I have seen a product getting killed by trying to resolve technical debt. The refactor took nine months and in the end didn't work better.
I am a big fan of constant refactoring on a small scale but I am very skeptical of large refactoring of a whole project. You may end up with something that's just different but not really better.
I've had the opposite happen every time the team I've been on decided to refactor a large portion (or even the entire code base). Every time, what was a source of constant bugs (i.e., X bugs per week, every week, never lessening), became tractable and moved to stable post the rewrite (X bugs first week, .7x bugs second week, etc, until finally we're encountering the odd bug only once every few months, if at all).
I'm not sure what the differentiator is. I'd be curious if others have ideas. I think part of it is that in both cases it was a small team, who caught the issues early enough that it hadn't gotten too bad yet, but late enough that the right direction to move in was clear.
I was talking about enterprise projects that had had years of development, always changing personnel and had to follow complex and changing business rules. These tend to be ugly and difficult to work with after a few years of development. In my view the only way to deal with these is to break them down into smaller components and then refactor. But that turns then into a political issue because the managers (and a lot of developers) don't see the need.
Yeah, I could see that. I've been in those environments too; I have no data points from that, because getting the okay to refactor was so hard it never happened while I was on the team (I'd been on projects that claimed to have refactored the code, but then it was mixed as to whether people claimed it was a success or a waste).
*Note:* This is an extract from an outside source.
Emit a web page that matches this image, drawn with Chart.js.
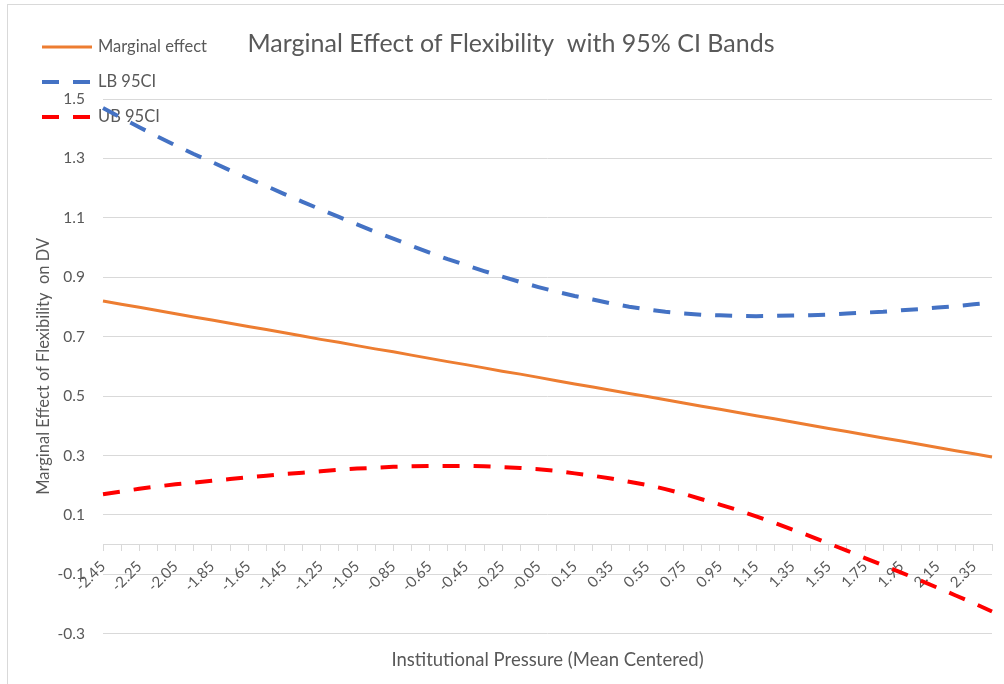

I always tell the younger guys not to try to get an explicit OK to refactor but just add 20% to all estimates and use that for continuous refactoring without asking. It's just a regular part of professional work like writing code, pull requests and testing. This also has the advantage that refactors are relatively small so you can rollback if it turns out that the idea for the refactor was wrong (yes, this happens:-) ).
Even single man-month long "refactors" are something I'm wary of. Smaller changes are easier to test, easier to review, easier to merge, easier to verify are actually improving the state of things and heading in the right direction, easier to pause when your priorities unexpectedly shift midway through cleanup without leaving a terrible mess...
I'm okay with the occasional week-long rewrite of a subsystem, but usually only after I've spent some time coming to grips with exactly why the old one is terrible and have a firm grip of exactly how the new one will be better.
I am a big fan of constant refactoring on a small scale but I am very skeptical of large refactoring of a whole project. You may end up with something that's just different but not really better.